TASK GOAL
Restate the records that follow word for word; no pictures should appear.

SUPPLIED MATERIAL
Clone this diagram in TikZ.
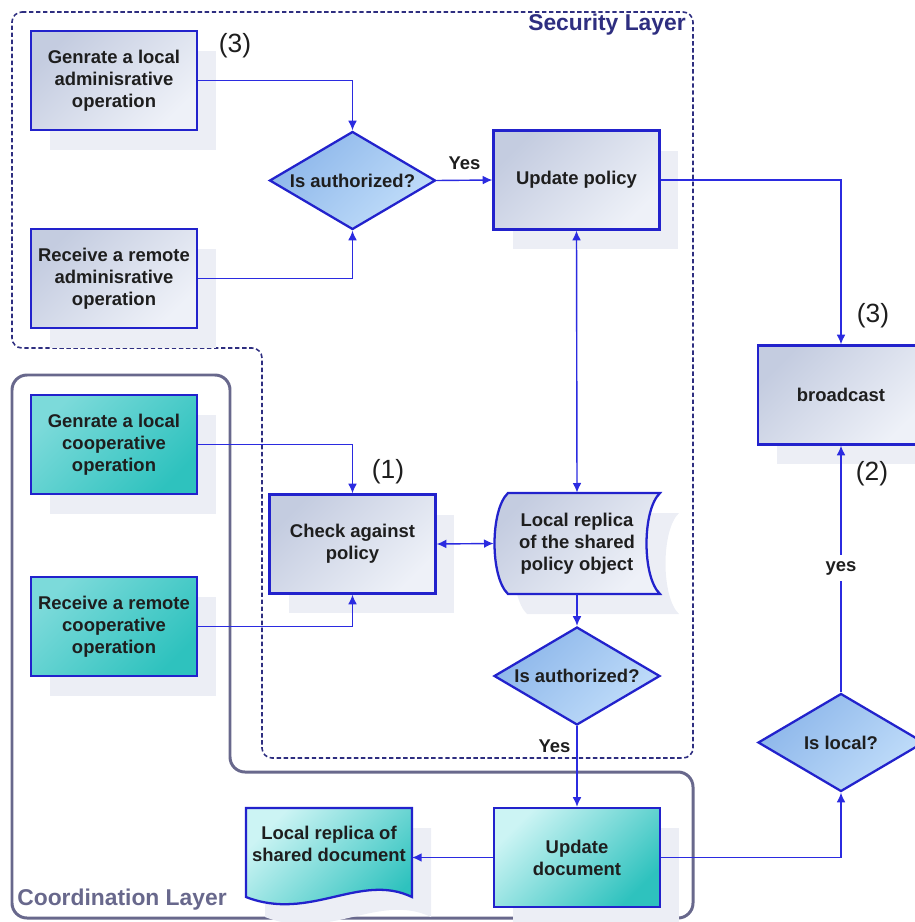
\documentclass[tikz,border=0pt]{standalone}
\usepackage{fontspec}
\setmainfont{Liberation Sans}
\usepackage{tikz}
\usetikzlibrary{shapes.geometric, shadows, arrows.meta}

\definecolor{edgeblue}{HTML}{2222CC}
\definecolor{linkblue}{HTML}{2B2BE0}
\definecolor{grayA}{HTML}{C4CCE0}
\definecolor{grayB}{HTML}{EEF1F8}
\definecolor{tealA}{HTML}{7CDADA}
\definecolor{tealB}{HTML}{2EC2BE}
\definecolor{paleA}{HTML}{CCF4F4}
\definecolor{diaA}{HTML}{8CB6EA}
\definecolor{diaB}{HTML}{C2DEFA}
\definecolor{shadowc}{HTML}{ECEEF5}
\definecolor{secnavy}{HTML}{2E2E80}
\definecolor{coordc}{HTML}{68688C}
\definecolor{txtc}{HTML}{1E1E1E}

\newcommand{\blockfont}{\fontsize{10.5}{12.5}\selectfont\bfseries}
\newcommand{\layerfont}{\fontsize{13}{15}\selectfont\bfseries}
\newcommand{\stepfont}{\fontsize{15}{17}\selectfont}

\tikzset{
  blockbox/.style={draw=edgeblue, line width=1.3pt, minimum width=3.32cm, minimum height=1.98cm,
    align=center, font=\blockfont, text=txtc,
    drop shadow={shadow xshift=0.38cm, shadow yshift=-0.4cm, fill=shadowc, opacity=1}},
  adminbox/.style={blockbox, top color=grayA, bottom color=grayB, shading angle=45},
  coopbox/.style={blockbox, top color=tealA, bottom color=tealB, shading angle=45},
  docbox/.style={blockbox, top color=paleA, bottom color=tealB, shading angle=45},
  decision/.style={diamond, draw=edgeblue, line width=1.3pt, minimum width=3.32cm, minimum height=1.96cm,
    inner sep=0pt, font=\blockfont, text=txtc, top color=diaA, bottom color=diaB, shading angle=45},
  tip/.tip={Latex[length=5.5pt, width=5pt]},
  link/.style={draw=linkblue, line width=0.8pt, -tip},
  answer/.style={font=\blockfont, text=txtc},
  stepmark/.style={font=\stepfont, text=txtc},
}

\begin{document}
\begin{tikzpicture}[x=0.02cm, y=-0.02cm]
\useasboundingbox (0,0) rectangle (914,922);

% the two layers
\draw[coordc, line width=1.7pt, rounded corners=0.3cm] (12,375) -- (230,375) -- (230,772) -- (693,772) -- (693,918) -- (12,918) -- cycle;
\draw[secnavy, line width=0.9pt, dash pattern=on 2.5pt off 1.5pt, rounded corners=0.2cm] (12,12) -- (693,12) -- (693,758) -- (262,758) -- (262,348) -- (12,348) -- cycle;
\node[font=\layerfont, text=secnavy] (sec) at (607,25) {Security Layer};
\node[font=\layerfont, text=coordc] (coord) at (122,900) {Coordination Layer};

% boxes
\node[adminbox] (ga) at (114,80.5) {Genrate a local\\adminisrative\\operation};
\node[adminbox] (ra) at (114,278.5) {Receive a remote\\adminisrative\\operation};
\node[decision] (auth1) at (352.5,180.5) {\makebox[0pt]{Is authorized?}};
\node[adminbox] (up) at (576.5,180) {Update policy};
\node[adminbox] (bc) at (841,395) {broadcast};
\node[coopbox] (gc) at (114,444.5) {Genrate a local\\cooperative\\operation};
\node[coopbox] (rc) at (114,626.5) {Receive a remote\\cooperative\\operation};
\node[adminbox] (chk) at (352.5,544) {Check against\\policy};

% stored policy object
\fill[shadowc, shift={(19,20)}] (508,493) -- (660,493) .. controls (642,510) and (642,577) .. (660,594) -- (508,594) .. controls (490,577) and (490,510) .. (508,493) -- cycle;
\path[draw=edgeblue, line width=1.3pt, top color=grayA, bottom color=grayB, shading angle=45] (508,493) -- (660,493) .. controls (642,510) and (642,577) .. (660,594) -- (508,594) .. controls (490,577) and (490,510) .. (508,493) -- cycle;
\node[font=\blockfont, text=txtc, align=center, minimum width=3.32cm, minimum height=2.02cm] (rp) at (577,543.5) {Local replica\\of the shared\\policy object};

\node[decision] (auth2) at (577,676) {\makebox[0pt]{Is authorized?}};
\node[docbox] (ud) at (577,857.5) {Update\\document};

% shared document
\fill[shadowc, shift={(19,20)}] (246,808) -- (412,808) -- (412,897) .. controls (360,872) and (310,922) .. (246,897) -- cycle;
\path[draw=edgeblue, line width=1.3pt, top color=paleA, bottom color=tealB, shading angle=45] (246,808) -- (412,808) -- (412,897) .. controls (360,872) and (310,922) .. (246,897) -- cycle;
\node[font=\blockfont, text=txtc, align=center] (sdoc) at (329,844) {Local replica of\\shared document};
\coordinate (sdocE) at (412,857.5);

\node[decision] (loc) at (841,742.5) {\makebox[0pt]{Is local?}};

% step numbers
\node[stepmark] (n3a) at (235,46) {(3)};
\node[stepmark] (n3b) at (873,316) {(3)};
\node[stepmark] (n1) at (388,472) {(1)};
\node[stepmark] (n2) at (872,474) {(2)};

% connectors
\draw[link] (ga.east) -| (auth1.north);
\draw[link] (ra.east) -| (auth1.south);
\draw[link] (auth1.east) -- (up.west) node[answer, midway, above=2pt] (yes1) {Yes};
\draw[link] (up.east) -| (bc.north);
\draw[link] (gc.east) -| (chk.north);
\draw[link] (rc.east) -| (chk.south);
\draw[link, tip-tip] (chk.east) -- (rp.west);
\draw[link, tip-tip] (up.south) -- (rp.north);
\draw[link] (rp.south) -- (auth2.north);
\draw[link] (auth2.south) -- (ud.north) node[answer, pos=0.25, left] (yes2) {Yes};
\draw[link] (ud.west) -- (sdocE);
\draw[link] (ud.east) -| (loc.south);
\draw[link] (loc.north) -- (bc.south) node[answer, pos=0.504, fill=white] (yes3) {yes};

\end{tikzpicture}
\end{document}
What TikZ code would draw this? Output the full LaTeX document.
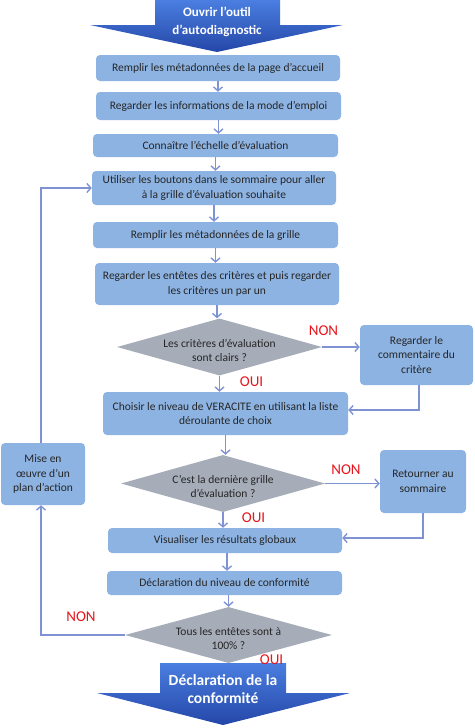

THE RESPONSE
Clone this diagram in TikZ.
\documentclass[tikz,border=0pt]{standalone}
\usepackage{fontspec}
\setmainfont{Liberation Sans}
\usepackage{tikz}
\usetikzlibrary{shapes.geometric, shadows, arrows.meta}

\definecolor{edgeblue}{HTML}{2222CC}
\definecolor{linkblue}{HTML}{2B2BE0}
\definecolor{grayA}{HTML}{C4CCE0}
\definecolor{grayB}{HTML}{EEF1F8}
\definecolor{tealA}{HTML}{7CDADA}
\definecolor{tealB}{HTML}{2EC2BE}
\definecolor{paleA}{HTML}{CCF4F4}
\definecolor{diaA}{HTML}{8CB6EA}
\definecolor{diaB}{HTML}{C2DEFA}
\definecolor{shadowc}{HTML}{ECEEF5}
\definecolor{secnavy}{HTML}{2E2E80}
\definecolor{coordc}{HTML}{68688C}
\definecolor{txtc}{HTML}{1E1E1E}

\newcommand{\blockfont}{\fontsize{10.5}{12.5}\selectfont\bfseries}
\newcommand{\layerfont}{\fontsize{13}{15}\selectfont\bfseries}
\newcommand{\stepfont}{\fontsize{15}{17}\selectfont}

\tikzset{
  blockbox/.style={draw=edgeblue, line width=1.3pt, minimum width=3.32cm, minimum height=1.98cm,
    align=center, font=\blockfont, text=txtc,
    drop shadow={shadow xshift=0.38cm, shadow yshift=-0.4cm, fill=shadowc, opacity=1}},
  adminbox/.style={blockbox, top color=grayA, bottom color=grayB, shading angle=45},
  coopbox/.style={blockbox, top color=tealA, bottom color=tealB, shading angle=45},
  docbox/.style={blockbox, top color=paleA, bottom color=tealB, shading angle=45},
  decision/.style={diamond, draw=edgeblue, line width=1.3pt, minimum width=3.32cm, minimum height=1.96cm,
    inner sep=0pt, font=\blockfont, text=txtc, top color=diaA, bottom color=diaB, shading angle=45},
  tip/.tip={Latex[length=5.5pt, width=5pt]},
  link/.style={draw=linkblue, line width=0.8pt, -tip},
  answer/.style={font=\blockfont, text=txtc},
  stepmark/.style={font=\stepfont, text=txtc},
}

\begin{document}
\begin{tikzpicture}[x=0.02cm, y=-0.02cm]
\useasboundingbox (0,0) rectangle (914,922);

% the two layers
\draw[coordc, line width=1.7pt, rounded corners=0.3cm] (12,375) -- (230,375) -- (230,772) -- (693,772) -- (693,918) -- (12,918) -- cycle;
\draw[secnavy, line width=0.9pt, dash pattern=on 2.5pt off 1.5pt, rounded corners=0.2cm] (12,12) -- (693,12) -- (693,758) -- (262,758) -- (262,348) -- (12,348) -- cycle;
\node[font=\layerfont, text=secnavy] (sec) at (607,25) {Security Layer};
\node[font=\layerfont, text=coordc] (coord) at (122,900) {Coordination Layer};

% boxes
\node[adminbox] (ga) at (114,80.5) {Genrate a local\\adminisrative\\operation};
\node[adminbox] (ra) at (114,278.5) {Receive a remote\\adminisrative\\operation};
\node[decision] (auth1) at (352.5,180.5) {\makebox[0pt]{Is authorized?}};
\node[adminbox] (up) at (576.5,180) {Update policy};
\node[adminbox] (bc) at (841,395) {broadcast};
\node[coopbox] (gc) at (114,444.5) {Genrate a local\\cooperative\\operation};
\node[coopbox] (rc) at (114,626.5) {Receive a remote\\cooperative\\operation};
\node[adminbox] (chk) at (352.5,544) {Check against\\policy};

% stored policy object
\fill[shadowc, shift={(19,20)}] (508,493) -- (660,493) .. controls (642,510) and (642,577) .. (660,594) -- (508,594) .. controls (490,577) and (490,510) .. (508,493) -- cycle;
\path[draw=edgeblue, line width=1.3pt, top color=grayA, bottom color=grayB, shading angle=45] (508,493) -- (660,493) .. controls (642,510) and (642,577) .. (660,594) -- (508,594) .. controls (490,577) and (490,510) .. (508,493) -- cycle;
\node[font=\blockfont, text=txtc, align=center, minimum width=3.32cm, minimum height=2.02cm] (rp) at (577,543.5) {Local replica\\of the shared\\policy object};

\node[decision] (auth2) at (577,676) {\makebox[0pt]{Is authorized?}};
\node[docbox] (ud) at (577,857.5) {Update\\document};

% shared document
\fill[shadowc, shift={(19,20)}] (246,808) -- (412,808) -- (412,897) .. controls (360,872) and (310,922) .. (246,897) -- cycle;
\path[draw=edgeblue, line width=1.3pt, top color=paleA, bottom color=tealB, shading angle=45] (246,808) -- (412,808) -- (412,897) .. controls (360,872) and (310,922) .. (246,897) -- cycle;
\node[font=\blockfont, text=txtc, align=center] (sdoc) at (329,844) {Local replica of\\shared document};
\coordinate (sdocE) at (412,857.5);

\node[decision] (loc) at (841,742.5) {\makebox[0pt]{Is local?}};

% step numbers
\node[stepmark] (n3a) at (235,46) {(3)};
\node[stepmark] (n3b) at (873,316) {(3)};
\node[stepmark] (n1) at (388,472) {(1)};
\node[stepmark] (n2) at (872,474) {(2)};

% connectors
\draw[link] (ga.east) -| (auth1.north);
\draw[link] (ra.east) -| (auth1.south);
\draw[link] (auth1.east) -- (up.west) node[answer, midway, above=2pt] (yes1) {Yes};
\draw[link] (up.east) -| (bc.north);
\draw[link] (gc.east) -| (chk.north);
\draw[link] (rc.east) -| (chk.south);
\draw[link, tip-tip] (chk.east) -- (rp.west);
\draw[link, tip-tip] (up.south) -- (rp.north);
\draw[link] (rp.south) -- (auth2.north);
\draw[link] (auth2.south) -- (ud.north) node[answer, pos=0.25, left] (yes2) {Yes};
\draw[link] (ud.west) -- (sdocE);
\draw[link] (ud.east) -| (loc.south);
\draw[link] (loc.north) -- (bc.south) node[answer, pos=0.504, fill=white] (yes3) {yes};

\end{tikzpicture}
\end{document}
What TikZ code would draw this? Output the full LaTeX document.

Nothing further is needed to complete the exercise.